Will America’s Worst Wildfire Disaster Happen in New Jersey?
Every few days this spring, another small wildfire breaks out in the Pinelands, a 1.1-million-acre tract in southern New Jersey that spans seven counties and is home to some 500,000 people. So far this year, firefighters have doused the flames before they caused any significant, or at least widespread, damage. One fire turned four mobile homes to ash. Another closed the Garden State Parkway for a few hours. But Jersey won’t always be so lucky.
If the conditions are right, experts predict that on a dry morning in late April or May — the height of wildfire season in the reserve — the dense forest between Philadelphia and Atlantic City could explode into an inferno that moves as fast as any out West. In a worst-case scenario, the fire might start just east of, say, the 7,000-person town of Tabernacle. Flames fueled by pine needles and 40-mile-an-hour winds will crawl within minutes from the forest floor to the crowns, growing from 20 to 30 to 70 feet tall as they leap between trees and over sandy roads. Between Tabernacle and the Atlantic Ocean are 30 miles of thick woodlands interspersed with a dozen retirement communities, a military base and a nuclear generator. If it is Memorial Day, there will also be thousands of vacationers. When Shawn Viscardi, the heavyset volunteer fire chief for Chatsworth — an 800-person village in the reserve — hears the first smoke report on the radio, he’ll pray the fire isn’t already too far gone.
“Anything that comes outta the west with a good head of steam on it, we’re not going to stop it,” Viscardi tells me in his fire-station office, staring at a map of the Pinelands. “We just can’t.”
Viscardi might think of the hikers on the 50-mile Batona Trail that cuts between Chatsworth and Tabernacle, but he’ll dismiss the thought. They can’t be helped. Instead, he’ll warn the residents of Panama Road, a 100-home subdivision sunk deep into the Pines, to evacuate immediately. With only one road in and out, firefighters will almost certainly be unable to protect them or many other Pinelands homes. Two hours after ignition, gusts will loft embers two miles ahead of the main blaze, lighting pines where they land. Should they blow east toward Chatsworth’s Ocean Spray cranberry warehouse, they will incinerate the 50,000 wooden crates stacked outside the building, generating enough heat and embers to combust a block of homes across the street. Over the next few days, if the winds keep blowing, flames could kill hundreds and lay waste to several billion dollars in property.

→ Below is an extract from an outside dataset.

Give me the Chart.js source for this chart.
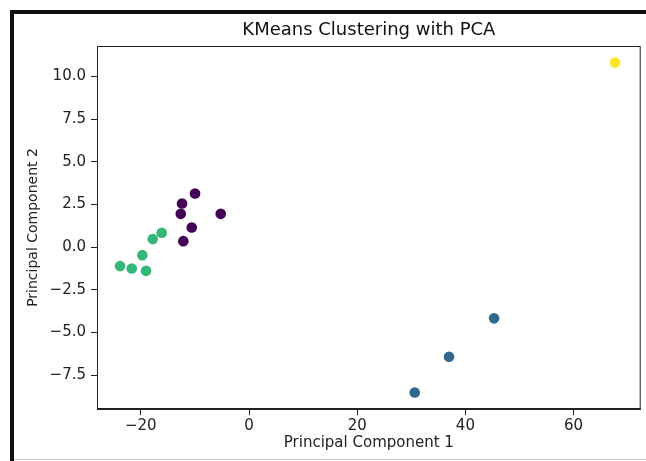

Although wildfires in the American West dominate headlines, the single most destructive fire in U.S. history could occur in the Northeast. New Jersey’s Pinelands (also known as the Pine Barrens) is the lone island of contiguous forest in the 45-million-person megacity that comprises the Eastern Seaboard from Richmond, Virginia, to Boston — the densest population cluster in the country. Whereas regular fires used to thin out the Pinelands, large swaths have remained relatively untouched for decades due to strict preservation laws. The result is a giant tinderbox of untended woods that’s surrounded by 100,000-person suburbs. A Wildfire Risk Assessment published by New Jersey compared the Pinelands to “an inch of gasoline covering all of south and central New Jersey.”